::: Listed records

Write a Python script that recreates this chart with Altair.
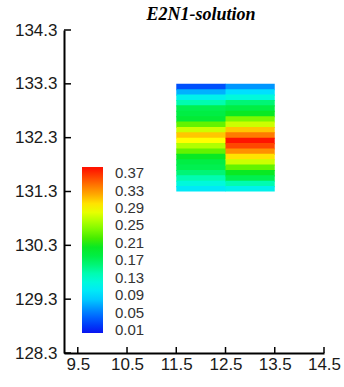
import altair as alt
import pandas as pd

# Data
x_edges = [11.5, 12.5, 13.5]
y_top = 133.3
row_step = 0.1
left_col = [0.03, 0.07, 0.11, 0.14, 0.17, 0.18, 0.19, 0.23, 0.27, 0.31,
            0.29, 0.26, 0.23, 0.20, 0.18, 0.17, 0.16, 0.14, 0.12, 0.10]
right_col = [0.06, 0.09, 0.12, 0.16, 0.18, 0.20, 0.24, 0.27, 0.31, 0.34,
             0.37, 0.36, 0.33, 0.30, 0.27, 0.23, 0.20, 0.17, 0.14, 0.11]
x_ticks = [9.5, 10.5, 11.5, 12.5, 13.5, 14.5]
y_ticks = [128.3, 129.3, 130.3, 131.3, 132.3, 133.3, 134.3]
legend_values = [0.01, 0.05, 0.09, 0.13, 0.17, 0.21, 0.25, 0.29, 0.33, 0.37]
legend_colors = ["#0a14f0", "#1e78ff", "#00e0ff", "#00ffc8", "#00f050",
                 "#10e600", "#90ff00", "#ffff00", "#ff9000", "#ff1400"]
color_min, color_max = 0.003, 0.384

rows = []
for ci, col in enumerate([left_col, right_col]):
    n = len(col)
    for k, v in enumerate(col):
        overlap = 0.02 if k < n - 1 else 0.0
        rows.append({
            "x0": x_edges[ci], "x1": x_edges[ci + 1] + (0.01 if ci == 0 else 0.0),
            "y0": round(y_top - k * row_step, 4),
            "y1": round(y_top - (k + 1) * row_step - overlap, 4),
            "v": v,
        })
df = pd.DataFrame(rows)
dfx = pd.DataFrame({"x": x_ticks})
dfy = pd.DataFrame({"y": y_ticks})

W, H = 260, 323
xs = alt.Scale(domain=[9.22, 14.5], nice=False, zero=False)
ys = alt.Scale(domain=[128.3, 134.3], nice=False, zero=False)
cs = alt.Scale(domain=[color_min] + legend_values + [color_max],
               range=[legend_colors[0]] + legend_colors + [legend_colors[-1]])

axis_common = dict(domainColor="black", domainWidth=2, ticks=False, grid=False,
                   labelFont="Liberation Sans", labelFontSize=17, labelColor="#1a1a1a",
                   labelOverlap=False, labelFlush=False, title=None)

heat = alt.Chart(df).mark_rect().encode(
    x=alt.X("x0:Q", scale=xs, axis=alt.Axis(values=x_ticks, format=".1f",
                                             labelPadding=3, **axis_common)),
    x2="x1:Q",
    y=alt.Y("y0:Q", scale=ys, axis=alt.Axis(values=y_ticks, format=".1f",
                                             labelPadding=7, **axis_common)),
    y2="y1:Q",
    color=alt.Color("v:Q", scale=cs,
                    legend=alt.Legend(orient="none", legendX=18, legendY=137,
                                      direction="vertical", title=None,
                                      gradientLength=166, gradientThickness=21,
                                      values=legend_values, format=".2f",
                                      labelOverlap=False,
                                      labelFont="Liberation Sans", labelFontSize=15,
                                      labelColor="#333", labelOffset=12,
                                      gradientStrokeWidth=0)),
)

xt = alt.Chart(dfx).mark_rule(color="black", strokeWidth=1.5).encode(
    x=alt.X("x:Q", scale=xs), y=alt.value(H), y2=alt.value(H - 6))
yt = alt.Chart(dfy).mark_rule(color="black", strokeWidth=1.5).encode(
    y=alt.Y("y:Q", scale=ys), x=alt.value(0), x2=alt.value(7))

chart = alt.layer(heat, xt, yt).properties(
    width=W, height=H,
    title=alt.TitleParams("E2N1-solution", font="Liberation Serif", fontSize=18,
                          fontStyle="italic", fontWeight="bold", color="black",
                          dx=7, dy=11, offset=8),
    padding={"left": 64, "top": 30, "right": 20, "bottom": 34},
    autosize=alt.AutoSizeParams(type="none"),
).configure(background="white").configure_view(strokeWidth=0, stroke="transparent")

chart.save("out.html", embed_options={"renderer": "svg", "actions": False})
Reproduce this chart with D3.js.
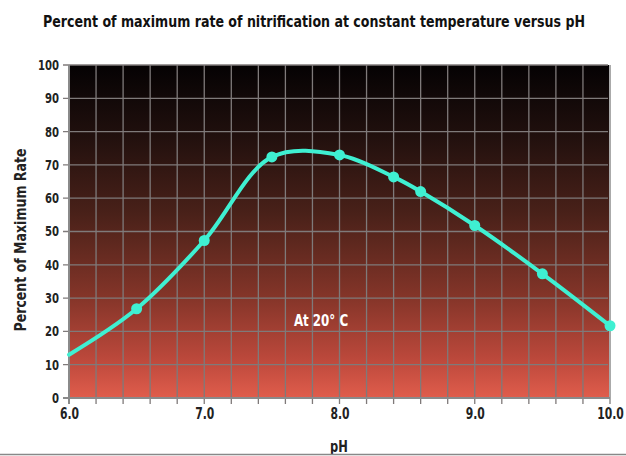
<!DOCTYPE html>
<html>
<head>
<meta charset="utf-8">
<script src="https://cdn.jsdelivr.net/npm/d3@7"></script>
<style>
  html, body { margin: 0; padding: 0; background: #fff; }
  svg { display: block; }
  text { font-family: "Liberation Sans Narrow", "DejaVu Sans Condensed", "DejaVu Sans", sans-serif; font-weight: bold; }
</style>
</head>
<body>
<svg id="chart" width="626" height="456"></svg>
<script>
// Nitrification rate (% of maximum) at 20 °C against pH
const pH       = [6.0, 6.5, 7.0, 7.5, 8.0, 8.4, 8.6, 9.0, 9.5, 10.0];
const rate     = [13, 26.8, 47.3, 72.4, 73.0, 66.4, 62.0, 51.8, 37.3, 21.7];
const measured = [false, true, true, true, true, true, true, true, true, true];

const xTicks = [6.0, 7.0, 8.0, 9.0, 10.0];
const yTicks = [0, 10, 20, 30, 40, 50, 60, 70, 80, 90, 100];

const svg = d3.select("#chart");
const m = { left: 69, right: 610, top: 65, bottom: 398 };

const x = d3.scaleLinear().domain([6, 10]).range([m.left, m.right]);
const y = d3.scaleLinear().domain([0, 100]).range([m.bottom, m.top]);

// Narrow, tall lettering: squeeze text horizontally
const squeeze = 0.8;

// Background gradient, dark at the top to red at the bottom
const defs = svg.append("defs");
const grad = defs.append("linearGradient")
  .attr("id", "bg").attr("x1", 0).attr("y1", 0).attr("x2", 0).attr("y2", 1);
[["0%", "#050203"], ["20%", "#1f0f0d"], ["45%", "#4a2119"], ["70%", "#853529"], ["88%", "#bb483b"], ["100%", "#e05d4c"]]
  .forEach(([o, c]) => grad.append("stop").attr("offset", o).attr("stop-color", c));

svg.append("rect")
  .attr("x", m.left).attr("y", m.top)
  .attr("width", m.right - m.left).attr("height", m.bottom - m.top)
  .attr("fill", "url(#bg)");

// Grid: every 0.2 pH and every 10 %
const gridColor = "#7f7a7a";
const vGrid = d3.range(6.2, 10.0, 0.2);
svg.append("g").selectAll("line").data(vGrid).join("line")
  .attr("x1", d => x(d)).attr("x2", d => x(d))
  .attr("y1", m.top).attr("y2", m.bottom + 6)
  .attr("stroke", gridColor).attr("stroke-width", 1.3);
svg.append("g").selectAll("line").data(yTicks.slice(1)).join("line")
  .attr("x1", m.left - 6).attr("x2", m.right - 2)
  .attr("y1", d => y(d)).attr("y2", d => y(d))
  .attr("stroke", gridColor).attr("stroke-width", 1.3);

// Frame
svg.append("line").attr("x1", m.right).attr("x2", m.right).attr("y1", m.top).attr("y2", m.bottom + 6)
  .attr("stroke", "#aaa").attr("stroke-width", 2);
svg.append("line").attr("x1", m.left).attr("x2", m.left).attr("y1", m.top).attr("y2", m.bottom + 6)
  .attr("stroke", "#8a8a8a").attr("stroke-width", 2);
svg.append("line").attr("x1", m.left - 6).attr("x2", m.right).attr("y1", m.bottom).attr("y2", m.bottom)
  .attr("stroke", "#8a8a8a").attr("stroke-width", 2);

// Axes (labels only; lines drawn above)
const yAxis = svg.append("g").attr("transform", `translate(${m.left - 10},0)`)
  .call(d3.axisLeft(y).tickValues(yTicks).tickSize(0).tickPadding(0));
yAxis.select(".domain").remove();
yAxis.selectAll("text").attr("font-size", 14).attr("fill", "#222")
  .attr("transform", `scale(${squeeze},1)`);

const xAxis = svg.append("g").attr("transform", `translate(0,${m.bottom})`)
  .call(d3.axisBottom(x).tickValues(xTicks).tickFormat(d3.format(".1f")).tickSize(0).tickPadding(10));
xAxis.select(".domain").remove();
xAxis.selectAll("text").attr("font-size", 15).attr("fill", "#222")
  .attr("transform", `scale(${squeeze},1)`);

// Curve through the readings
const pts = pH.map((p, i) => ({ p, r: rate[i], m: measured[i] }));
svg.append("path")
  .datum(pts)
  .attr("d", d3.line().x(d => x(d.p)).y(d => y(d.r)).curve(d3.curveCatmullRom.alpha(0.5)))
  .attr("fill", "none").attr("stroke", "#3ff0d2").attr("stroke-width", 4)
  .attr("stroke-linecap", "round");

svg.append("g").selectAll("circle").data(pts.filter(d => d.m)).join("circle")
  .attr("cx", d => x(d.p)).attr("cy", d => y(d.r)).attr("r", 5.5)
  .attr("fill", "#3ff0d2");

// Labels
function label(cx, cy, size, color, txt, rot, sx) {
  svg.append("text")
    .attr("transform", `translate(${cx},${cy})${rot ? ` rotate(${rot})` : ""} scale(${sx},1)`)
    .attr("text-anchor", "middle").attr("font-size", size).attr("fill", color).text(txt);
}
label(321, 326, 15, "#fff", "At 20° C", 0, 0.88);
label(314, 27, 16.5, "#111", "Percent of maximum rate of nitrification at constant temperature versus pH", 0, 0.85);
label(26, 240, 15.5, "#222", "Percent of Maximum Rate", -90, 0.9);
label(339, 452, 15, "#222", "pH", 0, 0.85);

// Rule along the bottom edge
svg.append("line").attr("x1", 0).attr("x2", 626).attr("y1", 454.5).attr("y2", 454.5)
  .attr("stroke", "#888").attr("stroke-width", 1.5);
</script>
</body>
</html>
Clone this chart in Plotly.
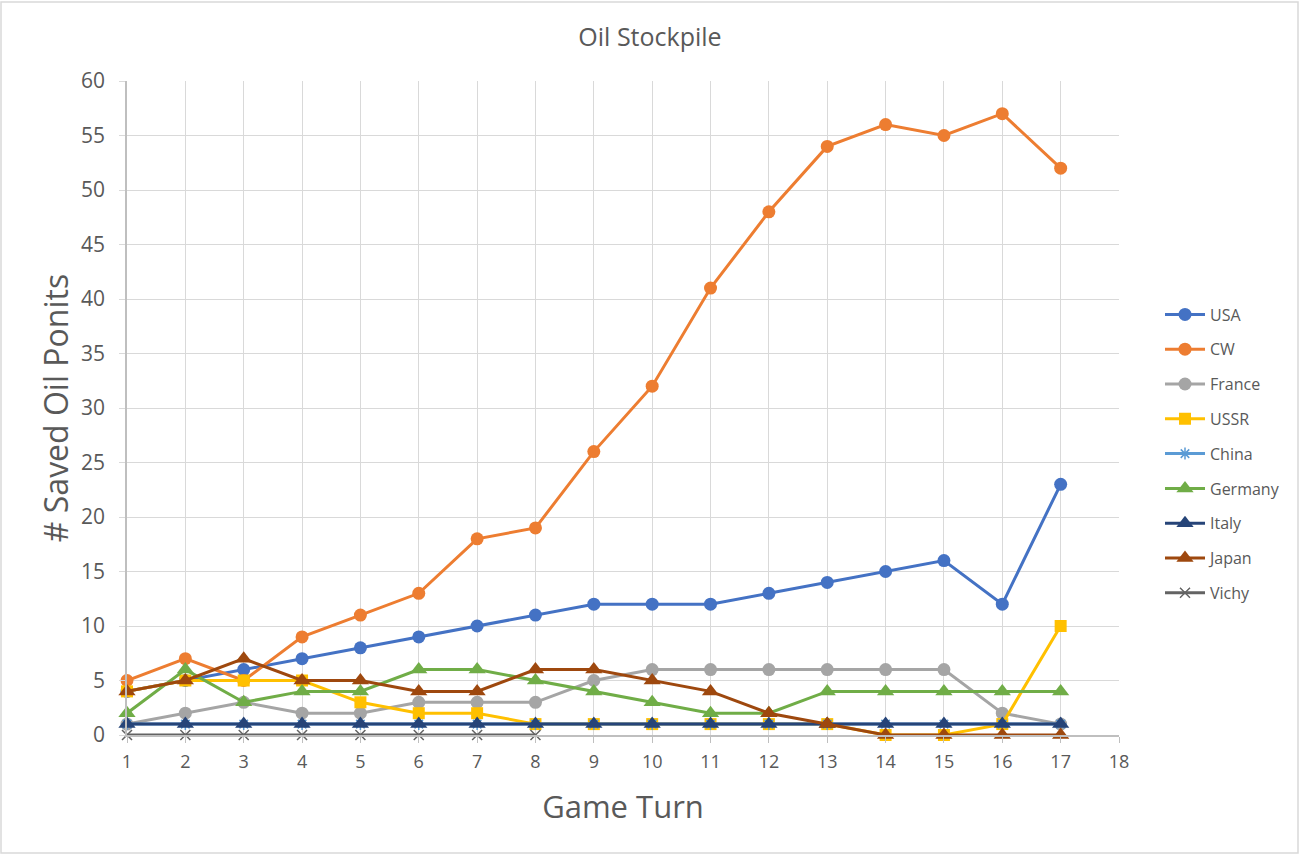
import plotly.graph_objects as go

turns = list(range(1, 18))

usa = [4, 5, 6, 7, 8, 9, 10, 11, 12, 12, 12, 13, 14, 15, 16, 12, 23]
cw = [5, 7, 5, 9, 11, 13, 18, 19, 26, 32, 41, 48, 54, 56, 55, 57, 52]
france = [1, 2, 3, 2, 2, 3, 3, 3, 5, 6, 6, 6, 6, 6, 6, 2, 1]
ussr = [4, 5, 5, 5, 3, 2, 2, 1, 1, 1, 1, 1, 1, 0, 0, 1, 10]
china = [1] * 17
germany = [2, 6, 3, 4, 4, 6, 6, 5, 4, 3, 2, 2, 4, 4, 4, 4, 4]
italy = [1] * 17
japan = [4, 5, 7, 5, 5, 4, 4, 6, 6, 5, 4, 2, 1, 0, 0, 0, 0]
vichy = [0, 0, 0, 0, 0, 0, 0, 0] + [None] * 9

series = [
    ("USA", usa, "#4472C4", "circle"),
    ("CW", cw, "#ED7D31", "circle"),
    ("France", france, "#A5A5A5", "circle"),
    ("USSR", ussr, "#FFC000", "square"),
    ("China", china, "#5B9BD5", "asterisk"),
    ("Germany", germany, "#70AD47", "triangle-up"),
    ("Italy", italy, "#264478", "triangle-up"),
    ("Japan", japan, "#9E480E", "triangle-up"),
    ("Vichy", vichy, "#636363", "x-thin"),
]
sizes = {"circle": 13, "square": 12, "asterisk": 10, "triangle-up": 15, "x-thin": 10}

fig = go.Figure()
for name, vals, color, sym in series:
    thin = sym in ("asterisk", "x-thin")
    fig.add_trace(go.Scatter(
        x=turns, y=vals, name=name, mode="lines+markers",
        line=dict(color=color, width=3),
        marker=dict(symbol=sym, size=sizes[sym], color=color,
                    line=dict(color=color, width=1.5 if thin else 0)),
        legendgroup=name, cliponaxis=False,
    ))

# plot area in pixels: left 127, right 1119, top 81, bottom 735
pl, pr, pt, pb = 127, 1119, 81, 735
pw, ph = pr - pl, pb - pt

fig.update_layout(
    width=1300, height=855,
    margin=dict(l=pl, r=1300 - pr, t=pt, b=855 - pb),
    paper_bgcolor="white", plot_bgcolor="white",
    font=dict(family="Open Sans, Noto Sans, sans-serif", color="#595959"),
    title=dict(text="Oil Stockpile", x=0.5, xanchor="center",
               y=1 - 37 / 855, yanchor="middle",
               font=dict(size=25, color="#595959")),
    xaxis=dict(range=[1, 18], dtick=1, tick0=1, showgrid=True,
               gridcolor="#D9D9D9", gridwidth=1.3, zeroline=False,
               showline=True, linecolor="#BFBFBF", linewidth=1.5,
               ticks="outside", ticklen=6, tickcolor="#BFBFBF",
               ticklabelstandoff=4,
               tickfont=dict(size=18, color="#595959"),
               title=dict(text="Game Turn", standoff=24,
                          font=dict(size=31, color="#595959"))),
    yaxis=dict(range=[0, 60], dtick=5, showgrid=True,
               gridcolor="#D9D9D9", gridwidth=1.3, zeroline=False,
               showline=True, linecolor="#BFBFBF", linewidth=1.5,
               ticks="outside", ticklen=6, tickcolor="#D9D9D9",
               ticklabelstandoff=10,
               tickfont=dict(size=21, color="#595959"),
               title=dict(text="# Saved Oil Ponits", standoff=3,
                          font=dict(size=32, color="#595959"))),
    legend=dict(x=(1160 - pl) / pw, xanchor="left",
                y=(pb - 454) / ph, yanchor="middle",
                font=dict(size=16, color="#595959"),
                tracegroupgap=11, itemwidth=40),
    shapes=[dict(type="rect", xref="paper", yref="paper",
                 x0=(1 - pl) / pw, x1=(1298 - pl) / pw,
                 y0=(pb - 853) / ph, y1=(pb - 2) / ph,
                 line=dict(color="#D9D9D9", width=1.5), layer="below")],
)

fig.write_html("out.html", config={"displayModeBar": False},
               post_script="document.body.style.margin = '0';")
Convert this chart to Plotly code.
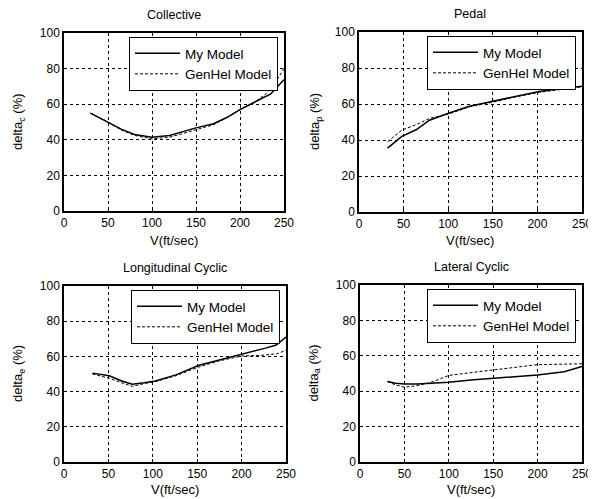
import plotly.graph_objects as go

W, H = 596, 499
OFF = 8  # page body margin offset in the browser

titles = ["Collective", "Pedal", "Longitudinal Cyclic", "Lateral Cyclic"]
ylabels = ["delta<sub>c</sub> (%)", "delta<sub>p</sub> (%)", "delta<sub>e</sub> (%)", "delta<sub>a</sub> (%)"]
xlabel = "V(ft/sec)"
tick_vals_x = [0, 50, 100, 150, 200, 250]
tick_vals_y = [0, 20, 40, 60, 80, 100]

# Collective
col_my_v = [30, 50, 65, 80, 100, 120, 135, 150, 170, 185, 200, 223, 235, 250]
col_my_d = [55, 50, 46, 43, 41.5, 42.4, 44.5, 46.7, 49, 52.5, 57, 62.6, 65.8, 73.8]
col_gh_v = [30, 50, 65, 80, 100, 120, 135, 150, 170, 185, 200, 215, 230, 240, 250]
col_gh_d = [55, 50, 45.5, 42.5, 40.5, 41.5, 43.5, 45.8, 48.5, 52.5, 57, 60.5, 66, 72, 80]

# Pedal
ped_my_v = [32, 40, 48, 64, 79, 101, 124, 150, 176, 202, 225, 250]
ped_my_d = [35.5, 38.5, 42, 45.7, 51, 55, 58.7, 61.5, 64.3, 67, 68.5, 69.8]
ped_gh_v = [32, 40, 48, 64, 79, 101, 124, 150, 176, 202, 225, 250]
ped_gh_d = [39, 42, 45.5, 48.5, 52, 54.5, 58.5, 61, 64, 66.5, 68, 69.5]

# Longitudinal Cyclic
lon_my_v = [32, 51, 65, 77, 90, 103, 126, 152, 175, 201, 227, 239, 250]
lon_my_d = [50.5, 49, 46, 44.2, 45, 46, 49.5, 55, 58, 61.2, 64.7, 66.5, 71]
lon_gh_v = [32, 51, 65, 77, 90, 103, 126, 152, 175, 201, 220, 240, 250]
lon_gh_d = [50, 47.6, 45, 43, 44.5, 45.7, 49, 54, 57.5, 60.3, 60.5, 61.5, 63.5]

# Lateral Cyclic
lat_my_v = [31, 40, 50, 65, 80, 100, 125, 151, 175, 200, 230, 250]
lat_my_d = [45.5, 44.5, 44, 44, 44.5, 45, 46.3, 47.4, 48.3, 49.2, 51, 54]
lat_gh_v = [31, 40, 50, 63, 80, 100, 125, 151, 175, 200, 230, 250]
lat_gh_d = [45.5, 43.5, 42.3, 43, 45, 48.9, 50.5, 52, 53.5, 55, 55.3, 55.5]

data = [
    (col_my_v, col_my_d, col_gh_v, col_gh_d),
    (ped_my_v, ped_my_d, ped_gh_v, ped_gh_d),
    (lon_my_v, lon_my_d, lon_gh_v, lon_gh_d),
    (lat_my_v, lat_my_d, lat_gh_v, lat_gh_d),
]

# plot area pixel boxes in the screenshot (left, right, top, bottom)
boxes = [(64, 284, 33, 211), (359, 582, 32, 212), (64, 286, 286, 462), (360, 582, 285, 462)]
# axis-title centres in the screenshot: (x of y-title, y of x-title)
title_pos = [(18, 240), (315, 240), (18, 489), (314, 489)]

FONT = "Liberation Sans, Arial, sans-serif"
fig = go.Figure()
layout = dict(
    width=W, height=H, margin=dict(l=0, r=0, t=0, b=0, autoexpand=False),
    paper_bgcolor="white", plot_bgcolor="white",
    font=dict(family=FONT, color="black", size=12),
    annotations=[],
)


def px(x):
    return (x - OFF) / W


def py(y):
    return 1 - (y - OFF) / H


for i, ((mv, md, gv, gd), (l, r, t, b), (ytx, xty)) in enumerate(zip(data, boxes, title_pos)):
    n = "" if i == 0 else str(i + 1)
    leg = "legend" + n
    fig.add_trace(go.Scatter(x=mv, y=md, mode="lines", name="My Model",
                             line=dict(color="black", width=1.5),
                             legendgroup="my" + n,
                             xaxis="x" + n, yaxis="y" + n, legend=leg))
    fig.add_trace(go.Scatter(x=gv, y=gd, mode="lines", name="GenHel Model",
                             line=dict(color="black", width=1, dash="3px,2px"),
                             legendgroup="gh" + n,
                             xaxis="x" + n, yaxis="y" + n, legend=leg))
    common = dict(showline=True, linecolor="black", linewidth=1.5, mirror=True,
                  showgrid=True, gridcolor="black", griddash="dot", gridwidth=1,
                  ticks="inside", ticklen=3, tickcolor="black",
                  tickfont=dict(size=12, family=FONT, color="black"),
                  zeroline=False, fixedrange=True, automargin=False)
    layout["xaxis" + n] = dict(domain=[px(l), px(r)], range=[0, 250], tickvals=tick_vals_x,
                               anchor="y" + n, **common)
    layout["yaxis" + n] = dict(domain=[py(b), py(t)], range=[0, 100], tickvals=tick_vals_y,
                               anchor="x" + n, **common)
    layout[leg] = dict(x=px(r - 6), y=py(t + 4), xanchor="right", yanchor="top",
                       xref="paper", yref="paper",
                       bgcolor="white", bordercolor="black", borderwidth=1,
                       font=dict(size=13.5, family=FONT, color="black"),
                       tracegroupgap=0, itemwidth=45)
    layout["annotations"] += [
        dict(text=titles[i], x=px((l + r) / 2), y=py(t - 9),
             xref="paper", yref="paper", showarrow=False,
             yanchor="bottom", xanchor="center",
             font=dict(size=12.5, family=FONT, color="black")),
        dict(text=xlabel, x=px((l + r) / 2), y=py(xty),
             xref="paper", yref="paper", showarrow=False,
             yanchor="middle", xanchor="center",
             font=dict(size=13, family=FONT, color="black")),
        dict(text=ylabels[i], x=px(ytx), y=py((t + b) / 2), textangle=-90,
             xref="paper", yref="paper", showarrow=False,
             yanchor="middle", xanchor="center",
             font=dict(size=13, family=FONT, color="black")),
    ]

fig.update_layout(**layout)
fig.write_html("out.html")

::::::

Request ::
Return, unchanged, the lines from the first line of the material through the line that holds "color_min, color_max = 0.003, 0.384", inclusive, omitting pictures.

Response to the exercise ::
Write a Python script that recreates this chart with Altair.
import altair as alt
import pandas as pd

# Data
x_edges = [11.5, 12.5, 13.5]
y_top = 133.3
row_step = 0.1
left_col = [0.03, 0.07, 0.11, 0.14, 0.17, 0.18, 0.19, 0.23, 0.27, 0.31,
            0.29, 0.26, 0.23, 0.20, 0.18, 0.17, 0.16, 0.14, 0.12, 0.10]
right_col = [0.06, 0.09, 0.12, 0.16, 0.18, 0.20, 0.24, 0.27, 0.31, 0.34,
             0.37, 0.36, 0.33, 0.30, 0.27, 0.23, 0.20, 0.17, 0.14, 0.11]
x_ticks = [9.5, 10.5, 11.5, 12.5, 13.5, 14.5]
y_ticks = [128.3, 129.3, 130.3, 131.3, 132.3, 133.3, 134.3]
legend_values = [0.01, 0.05, 0.09, 0.13, 0.17, 0.21, 0.25, 0.29, 0.33, 0.37]
legend_colors = ["#0a14f0", "#1e78ff", "#00e0ff", "#00ffc8", "#00f050",
                 "#10e600", "#90ff00", "#ffff00", "#ff9000", "#ff1400"]
color_min, color_max = 0.003, 0.384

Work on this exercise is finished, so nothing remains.